Polizeigewerkschaften Auf dem Zahnfleisch

Es fehlt an Polizeibeamten - bei der Behebung der Personalnot im Rahmen des Flüchtlingsansturms sind sich die Polizeigewerkschaften uneins.

Polizeigewerkschaften: Auf dem Zahnfleisch
Foto: Jörg Knappe

Berlin. Auf sie kommt es in diesen Wochen ganz besonders an - auf die Polizeibeamten der Länder und des Bundes. Sie helfen bei der Bewältigung des Flüchtlingsansturms, sie müssen Unterkünfte schützen und Auseinandersetzungen unter Asylsuchenden schlichten. Überall in Deutschland gehen die Beamten inzwischen auf dem Zahnfleisch, weil Personalmangel herrscht. Wie die Not behoben werden könnte, darüber sind sich selbst die Polizei-Gewerkschaften nicht einig.
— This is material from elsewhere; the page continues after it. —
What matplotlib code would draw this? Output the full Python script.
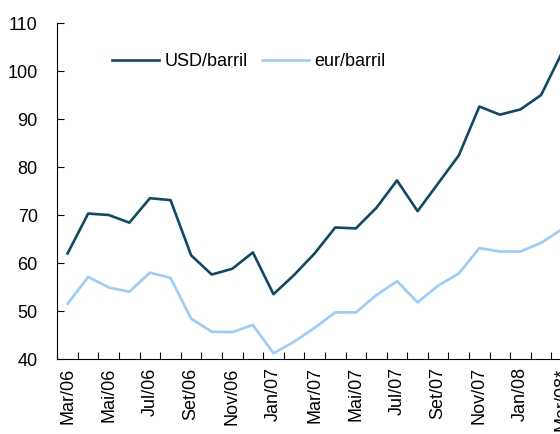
import numpy as np
import matplotlib.pyplot as plt

plt.rcParams['font.family'] = ['Liberation Sans', 'DejaVu Sans']

months = ["Mar/06", "Abr/06", "Mai/06", "Jun/06", "Jul/06", "Ago/06", "Set/06",
          "Out/06", "Nov/06", "Dez/06", "Jan/07", "Fev/07", "Mar/07", "Abr/07",
          "Mai/07", "Jun/07", "Jul/07", "Ago/07", "Set/07", "Out/07", "Nov/07",
          "Dez/07", "Jan/08", "Fev/08", "Mar/08*"]
usd = [62.0, 70.3, 70.0, 68.4, 73.5, 73.1, 61.6, 57.6, 58.8, 62.2, 53.5, 57.5,
       62.0, 67.4, 67.2, 71.5, 77.2, 70.8, 76.6, 82.4, 92.6, 90.9, 92.0, 95.0, 103.7]
eur = [51.5, 57.1, 54.9, 54.0, 58.0, 56.9, 48.4, 45.7, 45.6, 47.1, 41.2, 43.6,
       46.5, 49.7, 49.7, 53.3, 56.2, 51.8, 55.3, 57.8, 63.1, 62.4, 62.4, 64.2, 67.0]

dark = '#0d4a68'
light = '#99ccff'

fig = plt.figure(figsize=(5.6, 4.34), dpi=100)
ax = fig.add_axes([57.3/560, 1-359/434, (572-57.3)/560, (359-23)/434])
x = np.arange(len(months))
ax.plot(x, usd, color=dark, lw=1.9, label="USD/barril", clip_on=False)
ax.plot(x, eur, color=light, lw=1.9, label="eur/barril", clip_on=False)

ax.set_xlim(-0.5, len(months)-0.5)
ax.set_ylim(40, 110)
ax.set_yticks(range(40, 111, 10))
ax.set_xticks(x[::2])
ax.set_xticklabels(months[::2], rotation=90, va='top')
ax.set_xticks(np.arange(-0.5, len(months)), minor=True)
ax.tick_params(axis='x', which='major', length=0, pad=6, labelsize=13)
ax.tick_params(axis='x', which='minor', direction='in', length=5, width=0.8)
ax.tick_params(axis='y', direction='in', length=5, width=0.8, pad=14, labelsize=13)
for s in ['top', 'right']:
    ax.spines[s].set_visible(False)
ax.spines['left'].set_linewidth(0.8)
ax.spines['bottom'].set_linewidth(0.8)

fig.legend(loc='center left', bbox_to_anchor=(112/560, 1-62/434), ncol=2,
           frameon=False, borderpad=0, borderaxespad=0, handlelength=2.6,
           handletextpad=0.3, columnspacing=0.8, fontsize=13)

fig.savefig('out.png', dpi=100)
Allein in Baden-Württemberg, so gestern in Berlin der Vorsitzende der Deutschen Polizeigewerkschaft (DPolG), Rainer Wendt, habe es von August 2014 bis August 2015 an die 2000 Einsätze rund um Heime gegeben, in Hamburg seien es 1000 gewesen. Aus Bayern, berichtete Wendt weiter, würden ihn immer mehr Klagen über die immense Belastung insbesondere an den Wochenenden erreichen. Hinzukämen Fußball, Rocker, Salafisten. "Da gehen Familien kaputt", so Wendt. Ähnliches hört man auch von der Gewerkschaft der Polizei (GdP), der anderen Interessenvertretung der Beamten. Man müsse bereits Aufgaben vernachlässigen, so kürzlich der stellvertretende Bundesvorsitzende der GdP, Arnold Plickert: "Die jetzige Lage ist durch die Polizei nur noch dadurch zu stemmen, dass meine Kolleginnen und Kollegen Millionen von Überstunden leisten." Laut Wendt nehmen die Konflikte zu. So sei die Zahl der Schlägereien in den Unterkünften gestiegen. Darüber hinaus würden auch Demonstrationen gegen Flüchtlingsheime "größer und aggressiver". Die Polizei - am Rande ihrer Möglichkeiten.

Doch was tun? "Wir brauchen jetzt schnell eine Entlastung, das wird Geld kosten", so Wendt. Er forderte bundesweit 15000 neue Planstellen für die Länderpolizeien. Doch weil diese Posten erst nach intensiver Ausbildung in eine paar Jahren zur Verfügung stehen, müssten weitere 15000 Tarifbeschäftigte eingestellt werden, "die uns kurzfristig helfen können". Solche Angestellte im Polizeidienst gibt es bereits: In Berlin beispielsweise dauert die Ausbildung 16 Wochen, danach wird man zum Objektschutz eingesetzt, man kann Kontrollen durchführen und Transporte vornehmen. Analog dazu verlangte Wendt, für die Bundespolizei 1000 zusätzliche "Bundespolizeiliche Unterstützungskräfte" einzustellen. Sie benötigen nur eine Ausbildung von wenigen Monaten und könnten dann die überlasteten Beamten bei der Grenzsicherung unterstützen.

Doch die GdP hält von alledem nichts. Der stellvertretende Bundesvorsitzende Jörg Radek sagte gestern unserer Zeitung: "Wir haben keinen Bedarf an Billiglösungen. Arbeitmarktpolitisch ist das ein Flop." Speziell bei der Bundespolizei seien die Unterstützungskräfte jenseits des Verwaltungsbereiches keine große Hilfe. Laut Radek ist es sinnvoller, den Zoll stärker zur Entlastung der Bundespolizei heranzuziehen. Das sei rechtlich möglich. Außerdem müsse man speziell Feldjäger von der Bundeswehr anwerben und verkürzt ausbilden. Es ist nicht das erste Mal, dass beide Gewerkschaften über Kreuz liegen - Stichwort Bannmeile um Flüchtlingsheime, die Wendt gefordert und die GdP abgelehnt hatte.